- [Exercise task] Would you repeat the listing exactly but omit every picture?
*-*-*
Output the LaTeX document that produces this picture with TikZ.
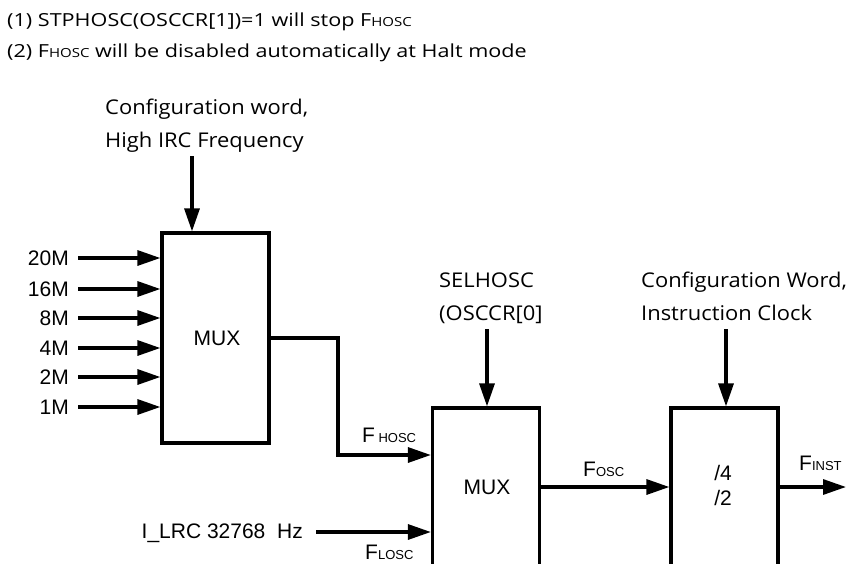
\documentclass[tikz,border=0pt]{standalone}
\usepackage{fontspec}
\setmainfont{Open Sans}[FakeStretch=1.08]
\newfontfamily\hdfont{Open Sans}[FakeStretch=1.2]
\newfontfamily\arialf{Liberation Sans}
\usetikzlibrary{arrows.meta}
\newcommand\lowsub[1]{{\fontsize{13}{13}\selectfont #1}}
\newcommand\headsub[1]{{\fontsize{12.5}{12.5}\selectfont #1}}
\begin{document}
\begin{tikzpicture}[x=1pt,y=-1pt,
  blk/.style={draw, line width=3.2pt, minimum width=107pt, inner sep=0pt},
  arr/.style={line width=3.2pt, -{Triangle[length=23pt,width=15pt]}},
  lbl/.style={font=\arialf\fontsize{21}{21}\selectfont, inner sep=0pt},
  note/.style={font=\fontsize{20.3}{20.3}\selectfont, inner sep=0pt, anchor=base west},
  head/.style={font=\hdfont\fontsize{18}{18}\selectfont, inner sep=0pt, anchor=base west}]
\useasboundingbox (0,0) rectangle (846,563);
\clip (0,0) rectangle (846,563);

% heading notes
\node[head] (h1) at (7,26) {(1) STPHOSC(OSCCR[1])=1 will stop F\headsub{HOSC}};
\node[head] (h2) at (7,57) {(2) F\headsub{HOSC} will be disabled automatically at Halt mode};

% blocks
\node[blk, minimum height=210pt] (mux1) at (215.5,338) {};
\node[lbl] (mux1t) at (217,338) {MUX};
\node[blk, minimum height=200pt] (mux2) at (486,508) {};
\node[lbl] (mux2t) at (487,487) {MUX};
\node[blk, minimum height=200pt] (div) at (724.5,508) {};
\node[lbl] (d4) at (723,473) {/4};
\node[lbl] (d2) at (723,498) {/2};

% frequency inputs
\foreach \t/\y/\n in {20M/258/a,16M/289/b,8M/318/c,4M/348/d,2M/377/e,1M/407/f}{
  \node[lbl, anchor=east] (in\n) at (69,\y) {\t};
  \draw[arr] ([xshift=9pt]in\n.east) -- (mux1.west |- in\n);
}

% configuration word (top)
\node[note] (cw1) at (105,114) {Configuration word,};
\node[note] (cw2) at (105,147) {High IRC Frequency};
\coordinate (cwa) at (192,156);
\draw[arr] (cwa) -- (cwa |- mux1.north);

% FHOSC path
\coordinate (bend) at (338,455);
\draw[arr] (mux1.east) -- (bend |- mux1.east) -- (bend) -- (mux2.west |- bend);
\node[lbl, anchor=base west] (fh) at (362,442) {F\,\lowsub{HOSC}};

% SELHOSC
\node[note] (sel1) at (439,287) {SELHOSC};
\node[note] (sel2) at (439,320) {(OSCCR[0]};
\coordinate (sela) at (487,329);
\draw[arr] (sela) -- (sela |- mux2.north);

% Configuration word, instruction clock
\node[note] (ic1) at (641,287) {Configuration Word,};
\node[note] (ic2) at (641,320) {Instruction Clock};
\coordinate (ica) at (726,329);
\draw[arr] (ica) -- (ica |- div.north);

% LRC input
\node[lbl, anchor=base east] (lrc) at (303,538) {I\_LRC 32768\ \ Hz};
\coordinate (lrca) at (316,532);
\draw[arr] (lrca) -- (mux2.west |- lrca);
\node[lbl, anchor=base west] (fl) at (365,559) {F\lowsub{LOSC}};

% FOSC
\draw[arr] (mux2.east |- mux2t) -- (div.west |- mux2t);
\node[lbl, anchor=base west] (fo) at (583,476) {F\lowsub{OSC}};

% FINST
\coordinate (outend) at (846,487);
\draw[arr] (div.east |- outend) -- (outend);
\node[lbl, anchor=base west] (fi) at (799,470) {F\lowsub{INST}};
\end{tikzpicture}
\end{document}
*-*-*
- [Completed exercise]
Output the LaTeX document that produces this picture with TikZ.
\documentclass[tikz,border=0pt]{standalone}
\usepackage{fontspec}
\setmainfont{Open Sans}[FakeStretch=1.08]
\newfontfamily\hdfont{Open Sans}[FakeStretch=1.2]
\newfontfamily\arialf{Liberation Sans}
\usetikzlibrary{arrows.meta}
\newcommand\lowsub[1]{{\fontsize{13}{13}\selectfont #1}}
\newcommand\headsub[1]{{\fontsize{12.5}{12.5}\selectfont #1}}
\begin{document}
\begin{tikzpicture}[x=1pt,y=-1pt,
  blk/.style={draw, line width=3.2pt, minimum width=107pt, inner sep=0pt},
  arr/.style={line width=3.2pt, -{Triangle[length=23pt,width=15pt]}},
  lbl/.style={font=\arialf\fontsize{21}{21}\selectfont, inner sep=0pt},
  note/.style={font=\fontsize{20.3}{20.3}\selectfont, inner sep=0pt, anchor=base west},
  head/.style={font=\hdfont\fontsize{18}{18}\selectfont, inner sep=0pt, anchor=base west}]
\useasboundingbox (0,0) rectangle (846,563);
\clip (0,0) rectangle (846,563);

% heading notes
\node[head] (h1) at (7,26) {(1) STPHOSC(OSCCR[1])=1 will stop F\headsub{HOSC}};
\node[head] (h2) at (7,57) {(2) F\headsub{HOSC} will be disabled automatically at Halt mode};

% blocks
\node[blk, minimum height=210pt] (mux1) at (215.5,338) {};
\node[lbl] (mux1t) at (217,338) {MUX};
\node[blk, minimum height=200pt] (mux2) at (486,508) {};
\node[lbl] (mux2t) at (487,487) {MUX};
\node[blk, minimum height=200pt] (div) at (724.5,508) {};
\node[lbl] (d4) at (723,473) {/4};
\node[lbl] (d2) at (723,498) {/2};

% frequency inputs
\foreach \t/\y/\n in {20M/258/a,16M/289/b,8M/318/c,4M/348/d,2M/377/e,1M/407/f}{
  \node[lbl, anchor=east] (in\n) at (69,\y) {\t};
  \draw[arr] ([xshift=9pt]in\n.east) -- (mux1.west |- in\n);
}

% configuration word (top)
\node[note] (cw1) at (105,114) {Configuration word,};
\node[note] (cw2) at (105,147) {High IRC Frequency};
\coordinate (cwa) at (192,156);
\draw[arr] (cwa) -- (cwa |- mux1.north);

% FHOSC path
\coordinate (bend) at (338,455);
\draw[arr] (mux1.east) -- (bend |- mux1.east) -- (bend) -- (mux2.west |- bend);
\node[lbl, anchor=base west] (fh) at (362,442) {F\,\lowsub{HOSC}};

% SELHOSC
\node[note] (sel1) at (439,287) {SELHOSC};
\node[note] (sel2) at (439,320) {(OSCCR[0]};
\coordinate (sela) at (487,329);
\draw[arr] (sela) -- (sela |- mux2.north);

% Configuration word, instruction clock
\node[note] (ic1) at (641,287) {Configuration Word,};
\node[note] (ic2) at (641,320) {Instruction Clock};
\coordinate (ica) at (726,329);
\draw[arr] (ica) -- (ica |- div.north);

% LRC input
\node[lbl, anchor=base east] (lrc) at (303,538) {I\_LRC 32768\ \ Hz};
\coordinate (lrca) at (316,532);
\draw[arr] (lrca) -- (mux2.west |- lrca);
\node[lbl, anchor=base west] (fl) at (365,559) {F\lowsub{LOSC}};

% FOSC
\draw[arr] (mux2.east |- mux2t) -- (div.west |- mux2t);
\node[lbl, anchor=base west] (fo) at (583,476) {F\lowsub{OSC}};

% FINST
\coordinate (outend) at (846,487);
\draw[arr] (div.east |- outend) -- (outend);
\node[lbl, anchor=base west] (fi) at (799,470) {F\lowsub{INST}};
\end{tikzpicture}
\end{document}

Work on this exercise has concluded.